We are faced with umpteen events in our day to day life. All observations in life are a set of nascent data with immense possibilities of information. Since every pattern follows some behavioural psychology thus studying a large amount of sample data can help us build solutions based on those historical data. Python Data Analysis is the study of these data events for deriving insights or patterns from the data using Python. It is one of the most robust data analysis tool currently in use. Python Data Analysis is thus used to manipulate, process and clean data in Python.
Python Data Analysis : Types
There are many ways to analyze the data for arriving at a conclusion. Here we are concerned with doing data analysis with Python. Why we are using python in data analysis? This question could stem since we have other ways and programming languages to analyze data as well.
There are many reasons out of which one of the reason could be is its high code readability and easy to learn property which enables it a less steep learning curve. It has large libraries and is one of the best general purpose programming languages. These are the libraries of important and useful functions and classes we can use. Three of the most powerful packages that we can use in python data analysis and will discuss here are Numpy, Pandas and Matplotlib.
- Numpy is used in large mathematical functions on multidimensional arrays and matrices.
- used in Linear algebra operations and random data generation.
- we can use it as glue code as it has tools for integrating with c and c++.
- Pandas are used to handle a large amount of data for data exploration in a better and efficient way. They combine the usability of excel and the relational database.
- It helps in working with structured data fast and easy enabling space and efficiency conundrum.
- We use a Dataframe as the prime pandas object for data analysis.
- It provides functionality to perform aggregations, slice and dice and selecting subsets of data for data manipulation.
- It also has time series analysis functionality.
- Matplotlib is a library for plotting very good visualization to further explore the data only with few lines of code.
We can start data analysis by following different phases in succession.
Python Data Analysis : Phases
1) Business Problem / Question: This is the first phase of any data analysis phase where we are looking for some question to answer or some problem to solve.
2) Data Wrangling: This is where after defining the question or problem thereafter we are looking for acquiring the data relevant to the problem. Data Wrangling has three phases which are:
- Collect, where we will collect data from different sources relevant to the solution we are looking for.
- Access, to check for data quality and data tidiness issues
- Cleanse, where we clean the data by modifying, replacing or moving data to make the data proper and high quality for extended analysis.
- After acquiring the data, we need to clean the data to keep it ready for the next phase which is exploring the data.
3) Data exploration: This phase, popularly known as EDA (Exploratory Data Analysis) is about studying the data by analyzing, exploring and augmenting the data. It involves finding the relevant pattern in data, visualizing the data by finding a relationship in the data and thus arriving at some conclusions about the data. Relevant since we should keep it on track with the business problem or the question we are asking. We can also do feature engineering the data which could improve the quality of the analysis.

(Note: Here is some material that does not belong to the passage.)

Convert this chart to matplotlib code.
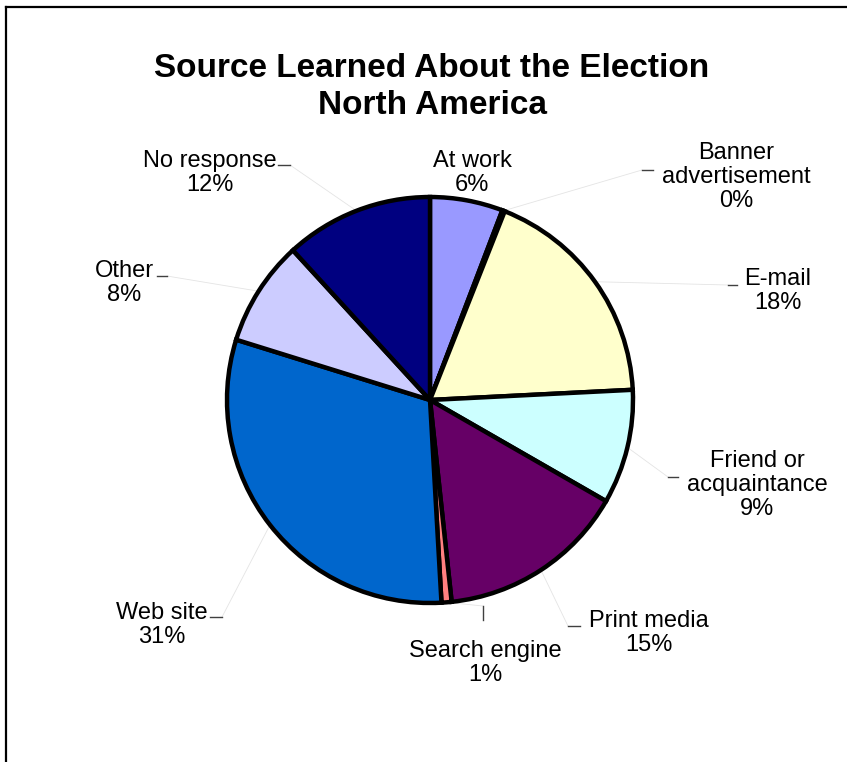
import numpy as np
import matplotlib
matplotlib.use("Agg")
import matplotlib.pyplot as plt
from matplotlib.lines import Line2D

plt.rcParams["font.family"] = ["Liberation Sans", "DejaVu Sans"]

# ==================== DATA ====================
categories = ["At work", "Banner\nadvertisement", "E-mail", "Friend or\nacquaintance",
              "Print media", "Search engine", "Web site", "Other", "No response"]
shares = [5.8, 0.2, 18.2, 9.1, 15.0, 0.8, 30.7, 8.4, 11.8]
colors = ["#9999FF", "#993366", "#FFFFCC", "#CCFFFF", "#660066",
          "#FF8080", "#0066CC", "#CCCCFF", "#000080"]

# ==================== LAYOUT (pixels, origin top-left) ====================
W, H = 847, 762
CENTER = (430, 400)
RADIUS = 203

# label block centres
label_pos = [(472, 173), (736, 177), (778, 291), (757, 485), (649, 633),
             (485, 663), (162, 625), (124, 283), (210, 173)]
# small dash next to each label (x0, y0, x1, y1); leader starts at (x0, y0)
dashes = [None, (642, 170, 653, 170), (728, 285, 737, 285), (668, 477, 678, 477),
          (568, 626, 580, 626), (483, 606, 483, 620), (222, 617, 210, 617),
          (167, 276, 157, 276), (290, 165, 278, 165)]

LABEL_FS = 17
TITLE_FS = 24


def px(x, y):
    return x, H - y


fig = plt.figure(figsize=(W / 100, H / 100), dpi=100)
ax = fig.add_axes([0, 0, 1, 1])

wedges, _ = ax.pie(shares, colors=colors, startangle=90, counterclock=False,
                   center=px(*CENTER), radius=RADIUS,
                   wedgeprops=dict(edgecolor="black", linewidth=3.2))

ax.set_xlim(0, W)
ax.set_ylim(0, H)
ax.set_aspect("auto")
ax.axis("off")

cx, cy = px(*CENTER)
for w, name, val, lp, d in zip(wedges, categories, shares, label_pos, dashes):
    ax.text(*px(*lp), f"{name}\n{int(val + 0.5)}%", ha="center", va="center",
            fontsize=LABEL_FS, linespacing=1.12)
    if d is None:
        continue
    mid = np.deg2rad((w.theta1 + w.theta2) / 2)
    ex, ey = cx + RADIUS * np.cos(mid), cy + RADIUS * np.sin(mid)
    sx, sy = px(d[0], d[1])
    ax.plot([ex, sx], [ey, sy], color="#e4e4e4", linewidth=0.6, zorder=0.5)
    ax.plot(*zip(px(d[0], d[1]), px(d[2], d[3])), color="#404040", linewidth=1.0)

fig.text(432 / W, 1 - 87 / H, "Source Learned About the Election\nNorth America",
         ha="center", va="center", fontsize=TITLE_FS, fontweight="bold", linespacing=1.22)

# chart area frame (left and top edges visible)
fig.add_artist(Line2D([6 / W, 6 / W], [0, 1 - 7 / H], transform=fig.transFigure,
                      color="black", linewidth=1.6))
fig.add_artist(Line2D([6 / W, 1], [1 - 7 / H, 1 - 7 / H], transform=fig.transFigure,
                      color="black", linewidth=1.6))

fig.savefig("out.png", dpi=100, facecolor="white")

4) Conclusions/Predictions: In this phase, we will look to draw out some conclusions from the explored data. Hence we can make machine learning models to predict some output out of the data. Similarly, we can use inferential and descriptive statistics to arrive at some conclusions from the data.
To understand completely from start to end regarding Machine Learning, do look into our Machine Learning Course here.
5) Communicate: Analysis is as good as we are able to communicate. Above all, it is the ability to communicate our findings in an understandable form to the stakeholders. Finally, this phase is used to communicate the findings to relevant stakeholders to justify and convey meaning to our observations from the analysis done in the previous steps. We can use reports, presentations, blogs, slides or emails to communicate the findings in the analysis done above.
Python Data Analysis : Accessibility
These processes could be iterative and consequently may not always follow a sequence and thus these are the non-linear process in nature. For example, sometimes we could have the source data and afterward, we analyze the data to derive insights and patterns out of it and subsequently deriving the questions out of it. We can execute the data wrangling and data exploration processes interchangeably too.
Data can be accessed by downloading the files that are available from different sources. We can get the data from API or scrape the data from a web page too. Also, we can combine data from multiple different formats. The data accessed then can proceed with all the steps discussed. Finally, we make a story with a nice happy ending by following these steps in python data analysis.